> Dataset records
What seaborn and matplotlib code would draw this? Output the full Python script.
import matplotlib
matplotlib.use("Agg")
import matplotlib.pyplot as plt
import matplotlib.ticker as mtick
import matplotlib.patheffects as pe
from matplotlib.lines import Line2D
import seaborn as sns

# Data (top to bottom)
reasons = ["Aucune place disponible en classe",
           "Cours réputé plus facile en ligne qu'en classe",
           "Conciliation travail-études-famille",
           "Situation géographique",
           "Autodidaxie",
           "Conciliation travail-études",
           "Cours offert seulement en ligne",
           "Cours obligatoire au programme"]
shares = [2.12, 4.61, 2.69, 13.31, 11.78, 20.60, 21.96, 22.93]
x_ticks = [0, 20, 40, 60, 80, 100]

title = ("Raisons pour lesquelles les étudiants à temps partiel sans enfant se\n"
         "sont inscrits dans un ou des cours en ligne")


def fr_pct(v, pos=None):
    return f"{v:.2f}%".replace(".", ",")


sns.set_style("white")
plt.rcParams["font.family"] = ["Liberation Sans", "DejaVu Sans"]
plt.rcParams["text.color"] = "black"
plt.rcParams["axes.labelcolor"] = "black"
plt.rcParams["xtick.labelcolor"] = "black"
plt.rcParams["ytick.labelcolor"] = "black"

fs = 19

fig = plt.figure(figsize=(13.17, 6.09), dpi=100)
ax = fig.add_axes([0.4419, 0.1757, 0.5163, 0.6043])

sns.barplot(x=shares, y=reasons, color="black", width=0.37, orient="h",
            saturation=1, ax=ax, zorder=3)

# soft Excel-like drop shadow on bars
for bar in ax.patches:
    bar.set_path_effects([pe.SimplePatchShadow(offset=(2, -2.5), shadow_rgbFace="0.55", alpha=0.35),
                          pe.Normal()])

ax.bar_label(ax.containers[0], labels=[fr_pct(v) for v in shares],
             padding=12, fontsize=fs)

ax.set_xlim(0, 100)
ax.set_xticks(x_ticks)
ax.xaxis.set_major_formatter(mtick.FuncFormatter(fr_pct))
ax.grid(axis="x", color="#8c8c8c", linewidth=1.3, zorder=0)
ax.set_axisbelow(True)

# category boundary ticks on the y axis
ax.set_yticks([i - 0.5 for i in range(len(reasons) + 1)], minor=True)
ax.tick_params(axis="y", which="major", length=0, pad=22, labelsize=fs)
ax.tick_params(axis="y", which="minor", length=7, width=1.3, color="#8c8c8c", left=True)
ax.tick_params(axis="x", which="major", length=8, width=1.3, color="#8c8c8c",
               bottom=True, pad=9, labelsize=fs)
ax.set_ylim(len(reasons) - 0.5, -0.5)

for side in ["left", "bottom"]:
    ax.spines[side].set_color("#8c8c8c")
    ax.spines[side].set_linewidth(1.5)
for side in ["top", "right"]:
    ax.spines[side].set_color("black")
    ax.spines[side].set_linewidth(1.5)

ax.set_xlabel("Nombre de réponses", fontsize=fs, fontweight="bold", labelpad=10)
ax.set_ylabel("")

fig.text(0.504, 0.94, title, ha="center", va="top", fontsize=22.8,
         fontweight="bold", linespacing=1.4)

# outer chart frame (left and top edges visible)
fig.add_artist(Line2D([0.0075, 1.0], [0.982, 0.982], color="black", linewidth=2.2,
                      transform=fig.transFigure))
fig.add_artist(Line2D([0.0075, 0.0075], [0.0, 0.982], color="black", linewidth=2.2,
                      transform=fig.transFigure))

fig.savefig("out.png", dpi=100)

* * *

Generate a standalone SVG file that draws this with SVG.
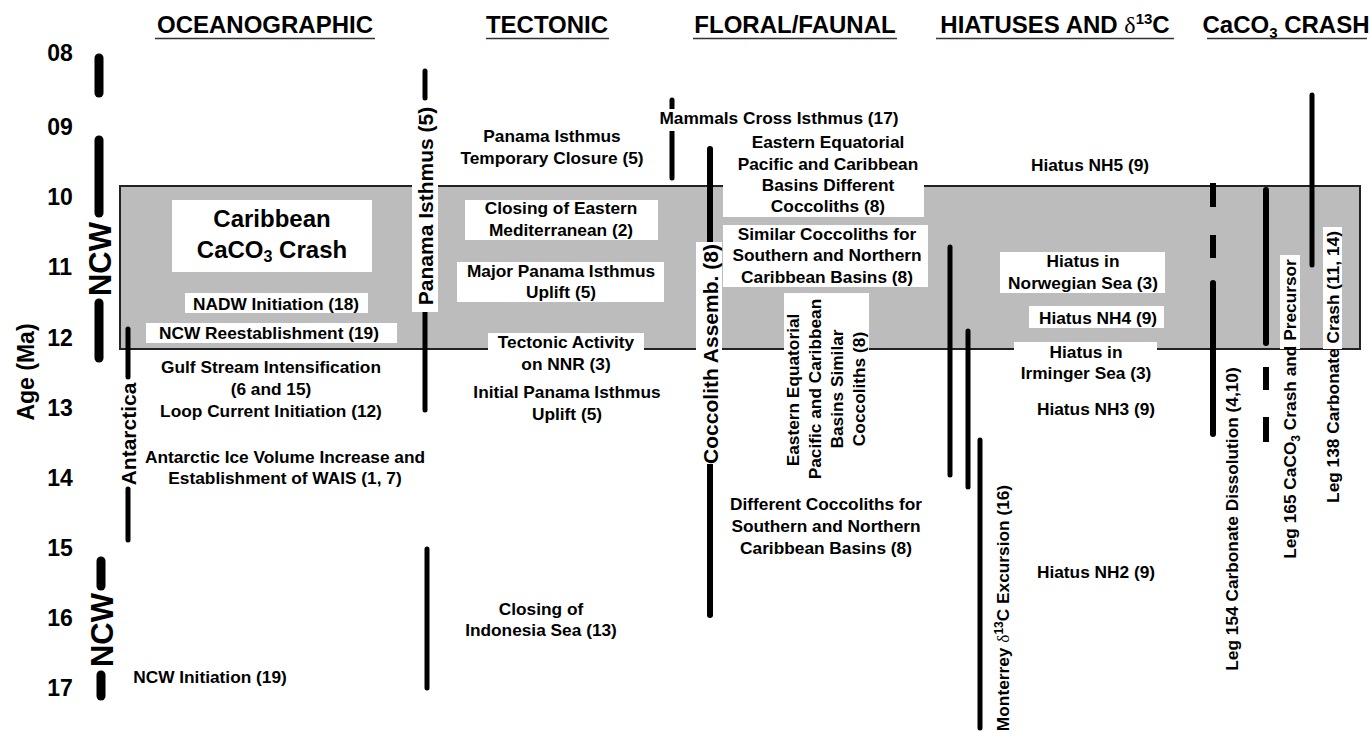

> Exercise aim
Return verbatim the lines that run from the line containing "What seaborn and" through the line containing "import seaborn as sns", inclusive.

> Result of this exercise
What seaborn and matplotlib code would draw this? Output the full Python script.
import matplotlib
matplotlib.use("Agg")
import matplotlib.pyplot as plt
import matplotlib.ticker as mtick
import matplotlib.patheffects as pe
from matplotlib.lines import Line2D
import seaborn as sns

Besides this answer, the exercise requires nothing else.